* _Stored data_:
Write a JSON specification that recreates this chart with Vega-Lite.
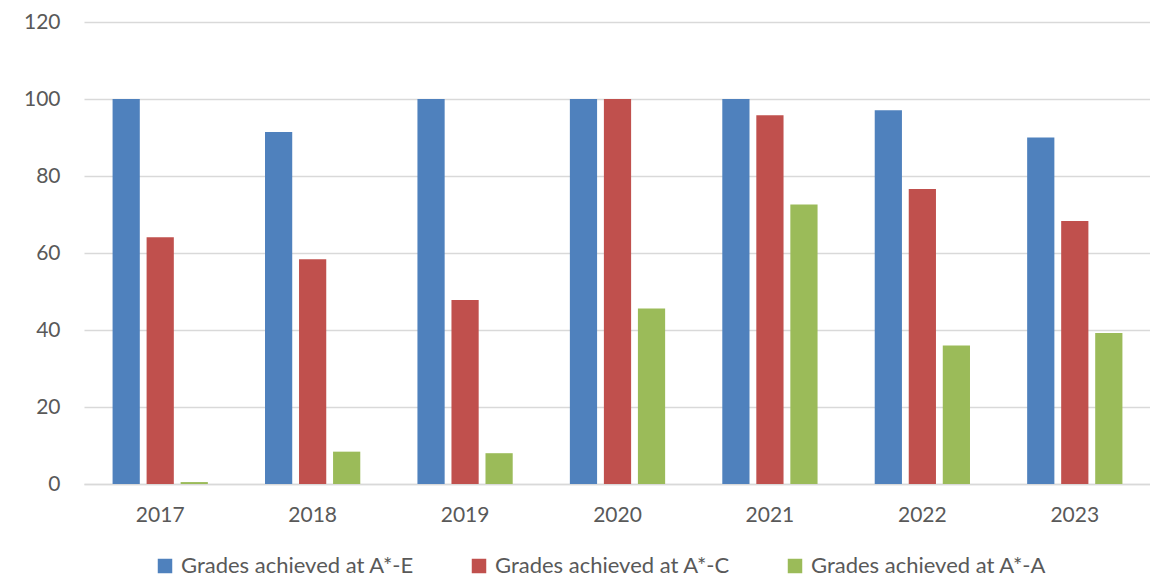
{
  "$schema": "https://vega.github.io/schema/vega-lite/v6.json",
  "width": 1067,
  "height": 462,
  "autosize": "none",
  "padding": {"left": 84, "top": 22, "right": 0, "bottom": 95},
  "background": "white",
  "config": {"view": {"stroke": null}, "font": "Lato"},
  "data": {
    "values": [
      {"year": "2017", "series": "Grades achieved at A*-E", "value": 100},
      {"year": "2017", "series": "Grades achieved at A*-C", "value": 64.1},
      {"year": "2017", "series": "Grades achieved at A*-A", "value": 0.5},
      {"year": "2018", "series": "Grades achieved at A*-E", "value": 91.4},
      {"year": "2018", "series": "Grades achieved at A*-C", "value": 58.4},
      {"year": "2018", "series": "Grades achieved at A*-A", "value": 8.4},
      {"year": "2019", "series": "Grades achieved at A*-E", "value": 100},
      {"year": "2019", "series": "Grades achieved at A*-C", "value": 47.8},
      {"year": "2019", "series": "Grades achieved at A*-A", "value": 8.0},
      {"year": "2020", "series": "Grades achieved at A*-E", "value": 100},
      {"year": "2020", "series": "Grades achieved at A*-C", "value": 100},
      {"year": "2020", "series": "Grades achieved at A*-A", "value": 45.6},
      {"year": "2021", "series": "Grades achieved at A*-E", "value": 100},
      {"year": "2021", "series": "Grades achieved at A*-C", "value": 95.8},
      {"year": "2021", "series": "Grades achieved at A*-A", "value": 72.6},
      {"year": "2022", "series": "Grades achieved at A*-E", "value": 97.1},
      {"year": "2022", "series": "Grades achieved at A*-C", "value": 76.6},
      {"year": "2022", "series": "Grades achieved at A*-A", "value": 36.0},
      {"year": "2023", "series": "Grades achieved at A*-E", "value": 90.0},
      {"year": "2023", "series": "Grades achieved at A*-C", "value": 68.3},
      {"year": "2023", "series": "Grades achieved at A*-A", "value": 39.2}
    ]
  },
  "mark": {"type": "bar"},
  "encoding": {
    "x": {
      "field": "year",
      "type": "nominal",
      "scale": {"paddingInner": 0.375, "paddingOuter": 0.1875},
      "axis": {
        "title": null,
        "labelAngle": 0,
        "labelFontSize": 21,
        "labelColor": "#595959",
        "labelPadding": 20,
        "ticks": false,
        "domain": true,
        "domainColor": "#d9d9d9",
        "domainWidth": 1.5
      }
    },
    "xOffset": {
      "field": "series",
      "type": "nominal",
      "sort": ["Grades achieved at A*-E", "Grades achieved at A*-C", "Grades achieved at A*-A"],
      "scale": {"paddingInner": 0.2, "paddingOuter": 0}
    },
    "y": {
      "field": "value",
      "type": "quantitative",
      "scale": {"domain": [0, 120], "nice": false},
      "axis": {
        "title": null,
        "values": [0, 20, 40, 60, 80, 100, 120],
        "labelFontSize": 21,
        "labelColor": "#595959",
        "labelPadding": 24,
        "ticks": false,
        "domain": false,
        "gridColor": "#d9d9d9",
        "gridWidth": 1.5
      }
    },
    "color": {
      "field": "series",
      "type": "nominal",
      "sort": ["Grades achieved at A*-E", "Grades achieved at A*-C", "Grades achieved at A*-A"],
      "scale": {
        "domain": ["Grades achieved at A*-E", "Grades achieved at A*-C", "Grades achieved at A*-A"],
        "range": ["#4f81bd", "#c0504d", "#9bbb59"]
      },
      "legend": {
        "title": null,
        "orient": "none",
        "direction": "horizontal",
        "legendX": 70,
        "legendY": 533,
        "symbolType": "square",
        "symbolSize": 210,
        "symbolStrokeWidth": 0,
        "labelFontSize": 22,
        "labelColor": "#595959",
        "labelOffset": 5,
        "columnPadding": 54,
        "labelLimit": 400
      }
    }
  }
}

* _Challenge_: Copy the listing word for word, excluding its pictures.

* _Output for this task_:
Write a JSON specification that recreates this chart with Vega-Lite.
{
  "$schema": "https://vega.github.io/schema/vega-lite/v6.json",
  "width": 1067,
  "height": 462,
  "autosize": "none",
  "padding": {"left": 84, "top": 22, "right": 0, "bottom": 95},
  "background": "white",
  "config": {"view": {"stroke": null}, "font": "Lato"},
  "data": {
    "values": [
      {"year": "2017", "series": "Grades achieved at A*-E", "value": 100},
      {"year": "2017", "series": "Grades achieved at A*-C", "value": 64.1},
      {"year": "2017", "series": "Grades achieved at A*-A", "value": 0.5},
      {"year": "2018", "series": "Grades achieved at A*-E", "value": 91.4},
      {"year": "2018", "series": "Grades achieved at A*-C", "value": 58.4},
      {"year": "2018", "series": "Grades achieved at A*-A", "value": 8.4},
      {"year": "2019", "series": "Grades achieved at A*-E", "value": 100},
      {"year": "2019", "series": "Grades achieved at A*-C", "value": 47.8},
      {"year": "2019", "series": "Grades achieved at A*-A", "value": 8.0},
      {"year": "2020", "series": "Grades achieved at A*-E", "value": 100},
      {"year": "2020", "series": "Grades achieved at A*-C", "value": 100},
      {"year": "2020", "series": "Grades achieved at A*-A", "value": 45.6},
      {"year": "2021", "series": "Grades achieved at A*-E", "value": 100},
      {"year": "2021", "series": "Grades achieved at A*-C", "value": 95.8},
      {"year": "2021", "series": "Grades achieved at A*-A", "value": 72.6},
      {"year": "2022", "series": "Grades achieved at A*-E", "value": 97.1},
      {"year": "2022", "series": "Grades achieved at A*-C", "value": 76.6},
      {"year": "2022", "series": "Grades achieved at A*-A", "value": 36.0},
      {"year": "2023", "series": "Grades achieved at A*-E", "value": 90.0},
      {"year": "2023", "series": "Grades achieved at A*-C", "value": 68.3},
      {"year": "2023", "series": "Grades achieved at A*-A", "value": 39.2}
    ]
  },
  "mark": {"type": "bar"},
  "encoding": {
    "x": {
      "field": "year",
      "type": "nominal",
      "scale": {"paddingInner": 0.375, "paddingOuter": 0.1875},
      "axis": {
        "title": null,
        "labelAngle": 0,
        "labelFontSize": 21,
        "labelColor": "#595959",
        "labelPadding": 20,
        "ticks": false,
        "domain": true,
        "domainColor": "#d9d9d9",
        "domainWidth": 1.5
      }
    },
    "xOffset": {
      "field": "series",
      "type": "nominal",
      "sort": ["Grades achieved at A*-E", "Grades achieved at A*-C", "Grades achieved at A*-A"],
      "scale": {"paddingInner": 0.2, "paddingOuter": 0}
    },
    "y": {
      "field": "value",
      "type": "quantitative",
      "scale": {"domain": [0, 120], "nice": false},
      "axis": {
        "title": null,
        "values": [0, 20, 40, 60, 80, 100, 120],
        "labelFontSize": 21,
        "labelColor": "#595959",
        "labelPadding": 24,
        "ticks": false,
        "domain": false,
        "gridColor": "#d9d9d9",
        "gridWidth": 1.5
      }
    },
    "color": {
      "field": "series",
      "type": "nominal",
      "sort": ["Grades achieved at A*-E", "Grades achieved at A*-C", "Grades achieved at A*-A"],
      "scale": {
        "domain": ["Grades achieved at A*-E", "Grades achieved at A*-C", "Grades achieved at A*-A"],
        "range": ["#4f81bd", "#c0504d", "#9bbb59"]
      },
      "legend": {
        "title": null,
        "orient": "none",
        "direction": "horizontal",
        "legendX": 70,
        "legendY": 533,
        "symbolType": "square",
        "symbolSize": 210,
        "symbolStrokeWidth": 0,
        "labelFontSize": 22,
        "labelColor": "#595959",
        "labelOffset": 5,
        "columnPadding": 54,
        "labelLimit": 400
      }
    }
  }
}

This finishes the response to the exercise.